А потом, когда она начинает восприниматься через зрение Марка Волохова, нигилиста, в нее влюбленного, мы, пожалуй, начинаем понимать и то, что есть в ней и ум, и независимость резких суждений. Хотя на самом деле она обычная провинциальная девушка, ровным счетом ничего не понимающая в людях и влюбляющаяся – вот это самое страшное! – только в цинизм, в жестокость, в духовную пустоту. В символическом романе Гончарова абсолютно точно предсказан главный русский обрыв, тот самый обрыв, на котором Вера отдается Марку Волохову. Мы-то, честно говоря, давно уже привыкли любить Райского. Почему? Да потому, что мы, хотя и не ассоциируем Райского с автором, – хотя Гончаров гораздо умнее, духовно богаче и пишет лучше, – но герою его сочувствуем, потому что это человек потерянного поколения. Того поколения, которое попало между александровскими реформами, уже сворачиваемыми, и затем провалилось в мрачное пятнадцатилетие следующего царя. Поколения, которое обманулось воздухом оттепели, – и обманулось, как выяснилось, навсегда и никогда уже ни в чем себя не нашло. Поэтому ни на чем и не может остановиться, Вера правильно говорит, что через два года она ему надоела бы, но при этом он все-таки не злодей. А вот Марк Волохов – это полноценное зло. Даже не Базаров с его трогательной натурой, а именно пустота, которая знает, что она пустота. Цинизм абсолютный, полное нежелание ни думать, ни работать. Но сам он, как помним, очень крепок, «отлит из стали», как несколько раз повторяет Гончаров. Стальной, страшный цинизм, которому все и достанется. Он в результате и обольстит Веру – на том самом обрыве возьмет то, что не досталось другому.
Вера достается подонку. И вся страна достанется им же, замечает Гончаров, и так будет, покамест каждый не наведет порядок в себе. Но вот этот порядок в себе не желает наводиться. И там впроброс – Гончаров это очень умеет – среди многословия проскальзывает одна замечательная деталь: запущенный сад, где «шла кучка лип, хотела было образовать аллею, да вдруг ушла в лес и братски перепуталась с ельником, березняком. И вдруг все кончалось обрывом…»

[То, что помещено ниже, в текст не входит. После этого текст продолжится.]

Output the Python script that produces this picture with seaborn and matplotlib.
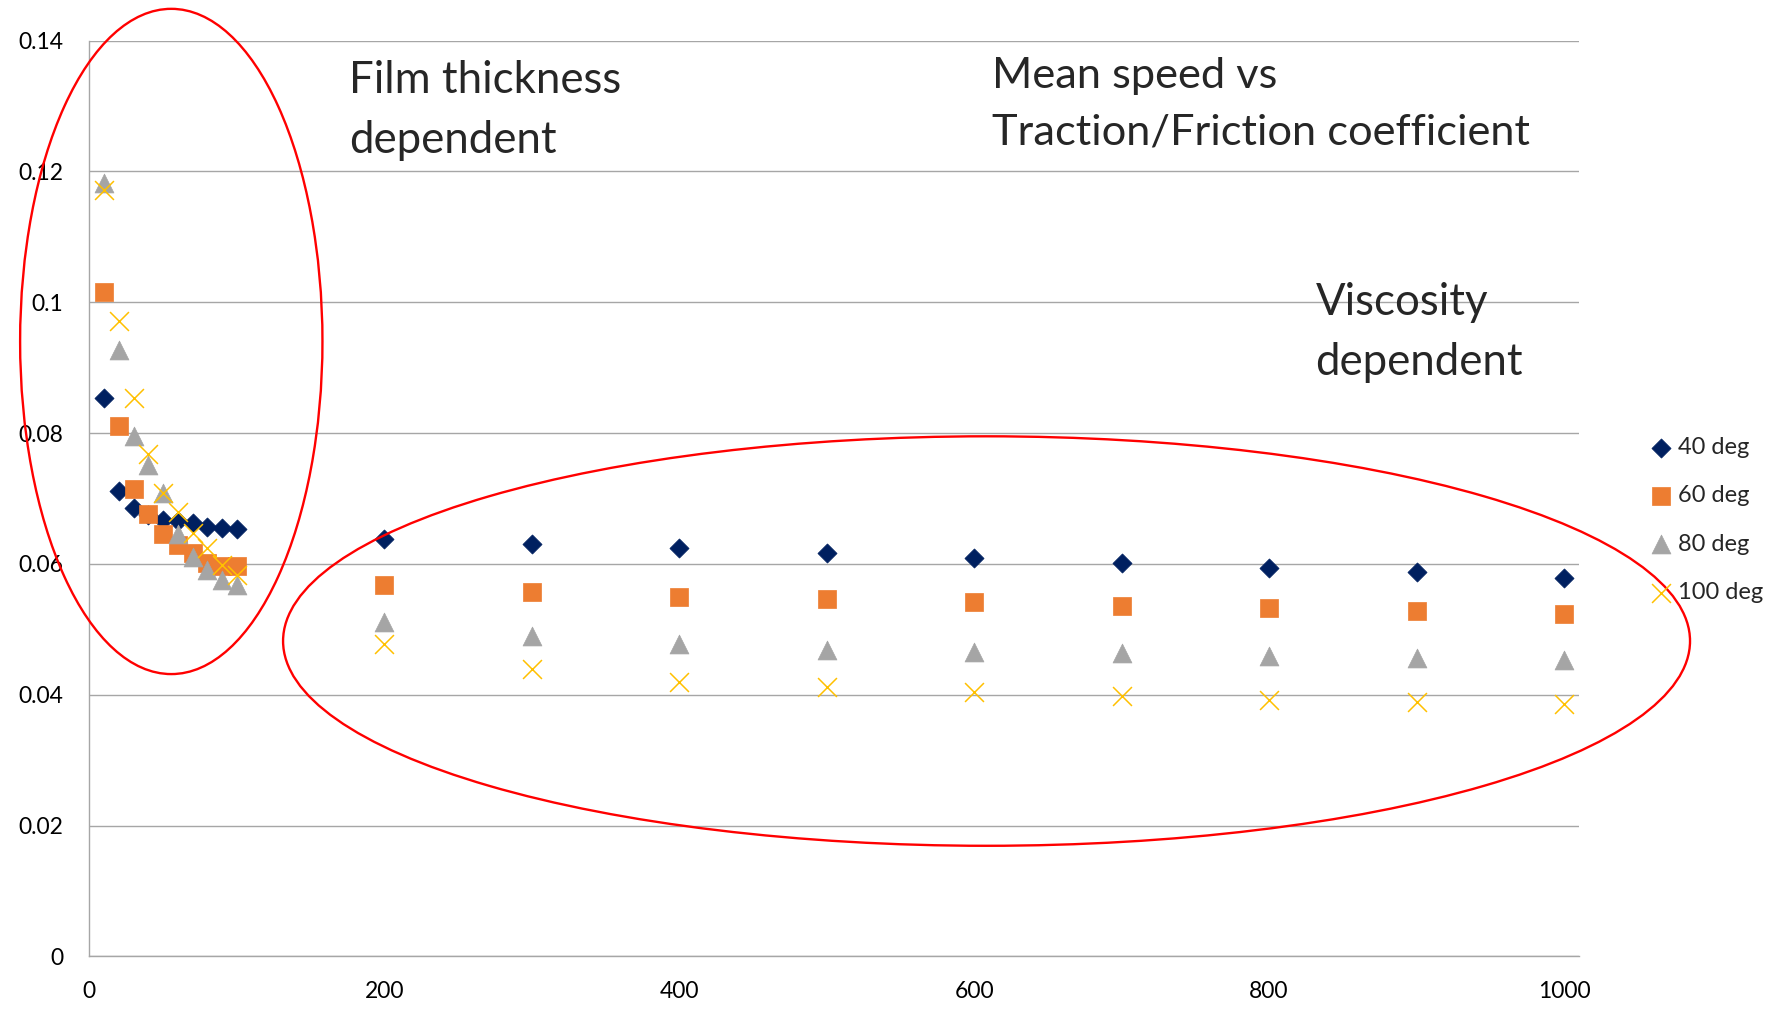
import matplotlib
matplotlib.use("Agg")
import matplotlib.pyplot as plt
from matplotlib.patches import Ellipse
import seaborn as sns
import pandas as pd

# ---- data ----
speed = [10, 20, 30, 40, 50, 60, 70, 80, 90, 100,
         200, 300, 400, 500, 600, 700, 800, 900, 1000]
deg40 = [0.0853, 0.0712, 0.0685, 0.0675, 0.0667, 0.0665, 0.0662, 0.0657, 0.0655, 0.0654,
         0.0638, 0.0631, 0.0624, 0.0616, 0.0609, 0.0602, 0.0594, 0.0588, 0.0579]
deg60 = [0.1015, 0.0811, 0.0715, 0.0676, 0.0646, 0.0629, 0.0617, 0.0601, 0.0596, 0.0596,
         0.0567, 0.0557, 0.0549, 0.0546, 0.0541, 0.0536, 0.0532, 0.0528, 0.0523]
deg80 = [0.1183, 0.0927, 0.0796, 0.0751, 0.0708, 0.0646, 0.0611, 0.0590, 0.0575, 0.0568,
         0.0511, 0.0490, 0.0477, 0.0469, 0.0465, 0.0463, 0.0459, 0.0456, 0.0453]
deg100 = [0.1172, 0.0971, 0.0853, 0.0768, 0.0708, 0.0680, 0.0647, 0.0624, 0.0598, 0.0583,
          0.0477, 0.0439, 0.0420, 0.0411, 0.0404, 0.0398, 0.0392, 0.0389, 0.0386]
series_names = ["40 deg", "60 deg", "80 deg", "100 deg"]
x_ticks = [0, 200, 400, 600, 800, 1000]
y_ticks = [0, 0.02, 0.04, 0.06, 0.08, 0.1, 0.12, 0.14]
y_tick_labels = ["0", "0.02", "0.04", "0.06", "0.08", "0.1", "0.12", "0.14"]

sns.set_theme(style="white")
plt.rcParams["font.family"] = ["Lato", "DejaVu Sans"]

fig = plt.figure(figsize=(17.68, 10.09), dpi=100)
ax = fig.add_axes([0.0505, 0.0522, 0.8425, 0.9076])

styles = [
    dict(marker="D", s=95, color="#002060", edgecolor="#002060", linewidth=0.5),
    dict(marker="s", s=185, color="#ED7D31", edgecolor="#ED7D31", linewidth=0.5),
    dict(marker="^", s=185, color="#A5A5A5", edgecolor="#A5A5A5", linewidth=0.5),
    dict(marker="x", s=185, color="#FFC000", linewidth=1.1),
]
for name, vals, st in zip(series_names, [deg40, deg60, deg80, deg100], styles):
    df = pd.DataFrame({"speed": speed, "coef": vals})
    sns.scatterplot(data=df, x="speed", y="coef", ax=ax, label=name, zorder=3, **st)

ax.set_xlim(0, 1010)
ax.set_ylim(0, 0.14)
ax.set_xticks(x_ticks)
ax.set_xticklabels([str(t) for t in x_ticks])
ax.set_yticks(y_ticks)
ax.set_yticklabels(y_tick_labels)
ax.set_xlabel("")
ax.set_ylabel("")
ax.grid(axis="y", color="#A6A6A6", linewidth=1.0)
ax.grid(axis="x", visible=False)
for side in ["top", "right"]:
    ax.spines[side].set_visible(False)
for side in ["left", "bottom"]:
    ax.spines[side].set_color("#A6A6A6")
    ax.spines[side].set_linewidth(1.0)
ax.tick_params(axis="both", which="major", direction="out", length=5.5, width=1.0,
               color="#A6A6A6", labelsize=16.5, labelcolor="black")
ax.tick_params(axis="x", pad=12.5)
ax.tick_params(axis="y", pad=13)

# ellipses (annotations)
e1 = Ellipse((55.6, 0.0940), 205, 0.1017, fill=False, edgecolor="#FF0000",
             linewidth=1.7, clip_on=False, zorder=4)
e2 = Ellipse((608.4, 0.0482), 954, 0.0626, fill=False, edgecolor="#FF0000",
             linewidth=1.7, clip_on=False, zorder=4)
ax.add_patch(e1)
ax.add_patch(e2)

# annotation texts (va='baseline' anchors the last line here)
fig.text(0.1975, 0.848, "Film thickness\ndependent", fontsize=31.5, va="baseline",
         ha="left", linespacing=1.6)
fig.text(0.561, 0.857, "Mean speed vs\nTraction/Friction coefficient", fontsize=31.2,
         va="baseline", ha="left", linespacing=1.6)
fig.text(0.744, 0.628, "Viscosity\ndependent", fontsize=31.5, va="baseline",
         ha="left", linespacing=1.6)

leg = ax.legend(loc="center left", bbox_to_anchor=(0.9327, 0.4846),
                bbox_transform=fig.transFigure, frameon=False, fontsize=17,
                handlelength=1.0, handletextpad=0.22, borderpad=0, borderaxespad=0,
                labelspacing=1.15)

fig.savefig("out.png", dpi=100)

Это абсолютно точная формула. Вечное русское «авось да небось, как-нибудь», оно обязательно выведет к обрыву, которым все кончится. И этот обрыв – общий для всех, кто не желает взять себя в руки. Но взять себя в руки невозможно: то вечно на что-нибудь отвлекаешься, то слишком сильно манит диван. Собственно, на этой трагедии и построено все гончаровское творчество, сага о том, как люди делают все что угодно, кроме того, что надо.